En este camino debemos lidiar con la época y la cultura que nos han tocado, pero sobre todo con nosotros mismos y con todos nuestros dogmas bien cultivados y ejercitados. Quien se crea ya trascendido, evolucionado y superior es porque insulta su propia sustancia física, insulta el polvo del terreno sobre el que anda, así como la lógica trascendental de su esencia. Si tan alto se encuentra, ¿por qué camina entonces sobre la superficie de este planeta? ¿Por qué no se le dio otra existencia en la que no tuviera que combatir la fuerza de la gravedad? No deshonremos nuestra materia ni nuestra forma, tampoco las defendamos a capa y espada para mantener un reflejo, porque tras la luz que ven nuestros ojos tal vez haya ya una nueva creación que ignoramos por fijarnos tanto en un brillo cegador.

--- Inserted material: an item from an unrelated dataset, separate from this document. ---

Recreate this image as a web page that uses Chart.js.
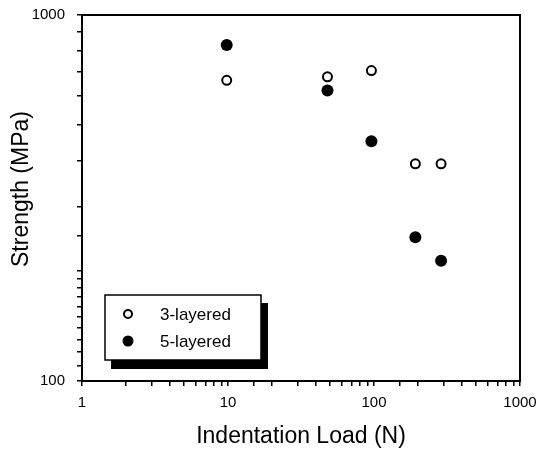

La verdad está fuera y dentro, se sitúa en todas partes. Es atemporal y aespacial. La verdad se encuentra cavando y flotando, trabajando y liberando. Destruyendo la imagen, el disfraz, el honor mundano, el pisar mundano, el yo mundano que tantos discursos nos hace ingeniar. Todas estas estructuras personales, tras la apariencia de creación, son destrucción.
Solve et coagula, palabras tan a menudo prostituidas por sectas y falsos gurús, palabras que significan disuelve y unifica: aprender a leer los secretos de la naturaleza, cuyo primer paso es desaprender a escribir nuestro papel en sociedad. Destruyamos, pues, la destrucción y construyamos a partir de sus átomos con las instrucciones técnicas del libro de la naturaleza: la verdadera obra en perfecto equilibrio entre la palabra y el desorden. Ella es potencia expresada en acto, es causa y efecto, pero va mucho más lejos de todos estos fenómenos y circunstancias físicas si miramos más allá de sus colores, luces, sombras y geometrías.
Si estudiamos qué genera realmente la ilusión cromática, de qué tantas maneras se expresa la vibración, su relación con la frecuencia, la energía y la materia y qué conlleva al orden que sostiene el cosmos, si nos ocupamos de este estudio y nos concentramos en él en vez de cultivar nuestro egocentrismo, nos acercaremos un poco más a la divinidad. Entonces, recordaremos con la potencia del intelecto y el acto del sentimiento que nuestro trabajo aquí es recordarnos sagrados.